What the task asks =>
Retype the data exactly, from its first line to the line containing "['1875', '1880', '1885', '1890', '1895', '1900'];", including both, and skip any picture.

Begin Dataset extract

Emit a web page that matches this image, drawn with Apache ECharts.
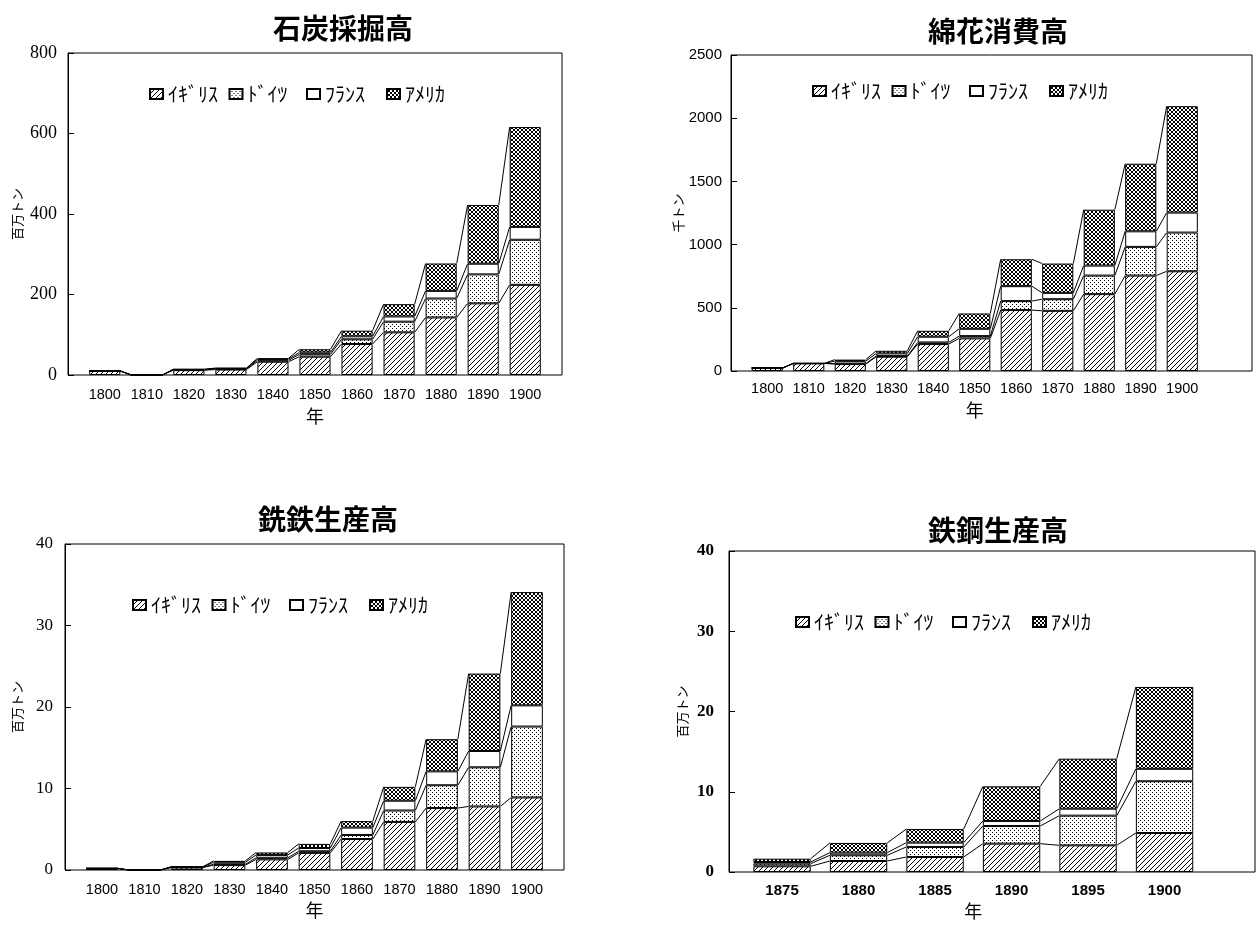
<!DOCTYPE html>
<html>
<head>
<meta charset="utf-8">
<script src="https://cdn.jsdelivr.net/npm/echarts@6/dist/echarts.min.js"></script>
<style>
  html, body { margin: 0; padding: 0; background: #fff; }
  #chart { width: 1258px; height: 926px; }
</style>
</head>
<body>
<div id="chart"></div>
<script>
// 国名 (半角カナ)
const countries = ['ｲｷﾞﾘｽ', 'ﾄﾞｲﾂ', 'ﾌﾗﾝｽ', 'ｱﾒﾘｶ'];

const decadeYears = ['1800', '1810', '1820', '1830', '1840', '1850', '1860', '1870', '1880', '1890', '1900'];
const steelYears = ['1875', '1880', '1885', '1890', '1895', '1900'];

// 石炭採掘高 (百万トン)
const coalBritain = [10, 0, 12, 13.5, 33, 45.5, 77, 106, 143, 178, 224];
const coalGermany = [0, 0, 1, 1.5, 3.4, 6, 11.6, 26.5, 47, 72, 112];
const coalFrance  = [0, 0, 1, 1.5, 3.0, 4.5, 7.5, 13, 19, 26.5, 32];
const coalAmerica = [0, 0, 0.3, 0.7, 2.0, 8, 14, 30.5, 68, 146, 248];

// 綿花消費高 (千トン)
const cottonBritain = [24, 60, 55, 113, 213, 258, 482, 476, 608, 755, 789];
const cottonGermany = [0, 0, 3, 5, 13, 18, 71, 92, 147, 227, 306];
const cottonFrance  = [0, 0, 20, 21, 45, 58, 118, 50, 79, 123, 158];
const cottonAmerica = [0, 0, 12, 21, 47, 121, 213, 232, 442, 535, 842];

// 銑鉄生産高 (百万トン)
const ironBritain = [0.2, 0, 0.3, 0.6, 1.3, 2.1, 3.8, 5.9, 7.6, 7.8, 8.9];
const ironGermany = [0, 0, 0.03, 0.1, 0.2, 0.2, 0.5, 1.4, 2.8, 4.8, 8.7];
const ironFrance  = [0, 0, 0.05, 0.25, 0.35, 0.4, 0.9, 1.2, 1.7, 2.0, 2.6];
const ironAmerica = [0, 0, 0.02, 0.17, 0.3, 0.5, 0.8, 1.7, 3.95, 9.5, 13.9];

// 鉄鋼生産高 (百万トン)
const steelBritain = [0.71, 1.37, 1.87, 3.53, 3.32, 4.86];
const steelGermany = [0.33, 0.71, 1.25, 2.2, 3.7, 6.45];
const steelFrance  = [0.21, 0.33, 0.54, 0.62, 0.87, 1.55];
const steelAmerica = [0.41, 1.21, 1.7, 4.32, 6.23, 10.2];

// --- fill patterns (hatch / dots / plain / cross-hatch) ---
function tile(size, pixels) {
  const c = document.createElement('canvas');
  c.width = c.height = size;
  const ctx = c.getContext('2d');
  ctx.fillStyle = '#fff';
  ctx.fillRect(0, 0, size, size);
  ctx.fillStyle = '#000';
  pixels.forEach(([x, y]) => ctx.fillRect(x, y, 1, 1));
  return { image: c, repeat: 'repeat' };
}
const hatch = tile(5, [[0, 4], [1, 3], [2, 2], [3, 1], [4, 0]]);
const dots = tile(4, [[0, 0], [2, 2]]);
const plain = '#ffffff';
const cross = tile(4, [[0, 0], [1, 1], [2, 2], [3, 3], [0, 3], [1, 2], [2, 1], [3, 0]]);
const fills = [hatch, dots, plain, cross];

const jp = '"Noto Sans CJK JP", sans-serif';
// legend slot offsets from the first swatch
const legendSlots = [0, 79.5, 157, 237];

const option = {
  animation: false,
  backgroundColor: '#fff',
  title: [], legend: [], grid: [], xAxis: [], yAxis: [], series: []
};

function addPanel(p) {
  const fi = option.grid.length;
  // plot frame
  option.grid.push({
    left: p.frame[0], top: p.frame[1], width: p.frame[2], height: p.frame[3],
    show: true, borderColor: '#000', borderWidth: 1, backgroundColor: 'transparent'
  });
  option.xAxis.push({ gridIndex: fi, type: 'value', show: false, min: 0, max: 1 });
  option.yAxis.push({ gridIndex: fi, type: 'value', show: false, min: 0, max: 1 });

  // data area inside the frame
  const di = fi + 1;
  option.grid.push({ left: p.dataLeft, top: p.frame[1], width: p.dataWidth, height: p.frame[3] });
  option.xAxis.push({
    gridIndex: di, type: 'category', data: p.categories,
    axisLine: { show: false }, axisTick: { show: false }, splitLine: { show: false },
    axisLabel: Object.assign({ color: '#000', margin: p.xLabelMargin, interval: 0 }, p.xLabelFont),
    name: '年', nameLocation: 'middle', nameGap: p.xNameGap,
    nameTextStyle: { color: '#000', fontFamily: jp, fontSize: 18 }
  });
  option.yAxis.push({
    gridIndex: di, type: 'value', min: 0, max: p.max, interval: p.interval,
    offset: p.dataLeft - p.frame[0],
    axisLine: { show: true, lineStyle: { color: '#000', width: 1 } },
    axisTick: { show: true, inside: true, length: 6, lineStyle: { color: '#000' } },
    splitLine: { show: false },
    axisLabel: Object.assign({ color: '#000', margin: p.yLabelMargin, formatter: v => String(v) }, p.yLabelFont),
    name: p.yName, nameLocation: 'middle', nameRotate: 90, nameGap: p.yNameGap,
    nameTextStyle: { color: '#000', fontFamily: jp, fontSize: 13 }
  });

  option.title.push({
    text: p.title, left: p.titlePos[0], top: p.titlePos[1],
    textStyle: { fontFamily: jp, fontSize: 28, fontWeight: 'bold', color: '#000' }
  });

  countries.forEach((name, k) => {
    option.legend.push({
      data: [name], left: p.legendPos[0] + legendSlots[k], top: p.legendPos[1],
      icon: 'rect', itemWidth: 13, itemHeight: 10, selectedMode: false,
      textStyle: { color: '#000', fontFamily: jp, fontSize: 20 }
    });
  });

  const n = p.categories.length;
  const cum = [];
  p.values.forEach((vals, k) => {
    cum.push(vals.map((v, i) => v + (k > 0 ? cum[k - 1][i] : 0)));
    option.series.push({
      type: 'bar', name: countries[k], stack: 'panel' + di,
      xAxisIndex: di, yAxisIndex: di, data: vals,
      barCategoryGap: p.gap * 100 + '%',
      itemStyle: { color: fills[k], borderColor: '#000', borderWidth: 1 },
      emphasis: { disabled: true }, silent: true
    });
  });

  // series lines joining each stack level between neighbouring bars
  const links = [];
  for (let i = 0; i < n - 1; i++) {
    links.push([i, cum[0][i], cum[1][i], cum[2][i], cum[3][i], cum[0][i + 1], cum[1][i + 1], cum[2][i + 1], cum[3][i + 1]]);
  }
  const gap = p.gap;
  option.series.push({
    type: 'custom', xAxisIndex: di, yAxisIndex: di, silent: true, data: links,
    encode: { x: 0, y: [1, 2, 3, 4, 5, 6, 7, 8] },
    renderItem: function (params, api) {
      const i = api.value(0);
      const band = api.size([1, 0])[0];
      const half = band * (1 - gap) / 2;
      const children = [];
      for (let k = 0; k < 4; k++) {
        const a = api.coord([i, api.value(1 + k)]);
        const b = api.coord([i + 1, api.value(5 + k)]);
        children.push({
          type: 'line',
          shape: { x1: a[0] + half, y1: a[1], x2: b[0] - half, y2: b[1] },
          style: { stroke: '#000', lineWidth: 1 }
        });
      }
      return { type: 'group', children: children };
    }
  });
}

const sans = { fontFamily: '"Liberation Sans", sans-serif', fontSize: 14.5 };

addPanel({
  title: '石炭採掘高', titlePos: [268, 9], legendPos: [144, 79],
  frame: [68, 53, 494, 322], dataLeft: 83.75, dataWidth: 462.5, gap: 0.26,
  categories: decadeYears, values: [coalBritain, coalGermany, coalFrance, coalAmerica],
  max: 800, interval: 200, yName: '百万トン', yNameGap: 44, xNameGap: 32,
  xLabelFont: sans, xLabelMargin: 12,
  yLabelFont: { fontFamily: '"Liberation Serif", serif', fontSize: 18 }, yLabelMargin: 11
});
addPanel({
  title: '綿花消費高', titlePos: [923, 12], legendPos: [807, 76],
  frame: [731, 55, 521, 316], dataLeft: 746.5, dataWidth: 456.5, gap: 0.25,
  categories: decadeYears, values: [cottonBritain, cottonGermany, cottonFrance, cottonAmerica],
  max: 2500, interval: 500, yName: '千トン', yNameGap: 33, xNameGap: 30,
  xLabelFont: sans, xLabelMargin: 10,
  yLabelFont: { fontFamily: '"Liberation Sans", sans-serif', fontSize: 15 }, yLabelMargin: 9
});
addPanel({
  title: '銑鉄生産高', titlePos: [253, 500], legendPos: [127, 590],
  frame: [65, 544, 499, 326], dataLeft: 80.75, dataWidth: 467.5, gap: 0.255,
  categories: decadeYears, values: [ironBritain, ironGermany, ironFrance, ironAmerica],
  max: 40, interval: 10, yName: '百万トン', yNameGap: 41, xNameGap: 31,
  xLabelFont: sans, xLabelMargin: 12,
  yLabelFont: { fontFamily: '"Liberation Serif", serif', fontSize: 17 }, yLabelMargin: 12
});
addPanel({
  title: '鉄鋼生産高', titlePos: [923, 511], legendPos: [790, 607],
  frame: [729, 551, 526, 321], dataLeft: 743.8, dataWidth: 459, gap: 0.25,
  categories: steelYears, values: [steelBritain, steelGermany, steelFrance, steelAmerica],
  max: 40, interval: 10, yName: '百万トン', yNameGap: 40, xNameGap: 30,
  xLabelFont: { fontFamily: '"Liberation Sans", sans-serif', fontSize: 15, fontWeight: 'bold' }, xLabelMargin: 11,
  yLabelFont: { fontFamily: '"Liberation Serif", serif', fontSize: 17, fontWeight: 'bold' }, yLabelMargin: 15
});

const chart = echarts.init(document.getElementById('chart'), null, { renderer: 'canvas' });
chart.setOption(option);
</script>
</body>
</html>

End Dataset extract

Result of this task =>
Emit a web page that matches this image, drawn with Apache ECharts.
<!DOCTYPE html>
<html>
<head>
<meta charset="utf-8">
<script src="https://cdn.jsdelivr.net/npm/echarts@6/dist/echarts.min.js"></script>
<style>
  html, body { margin: 0; padding: 0; background: #fff; }
  #chart { width: 1258px; height: 926px; }
</style>
</head>
<body>
<div id="chart"></div>
<script>
// 国名 (半角カナ)
const countries = ['ｲｷﾞﾘｽ', 'ﾄﾞｲﾂ', 'ﾌﾗﾝｽ', 'ｱﾒﾘｶ'];

const decadeYears = ['1800', '1810', '1820', '1830', '1840', '1850', '1860', '1870', '1880', '1890', '1900'];
const steelYears = ['1875', '1880', '1885', '1890', '1895', '1900'];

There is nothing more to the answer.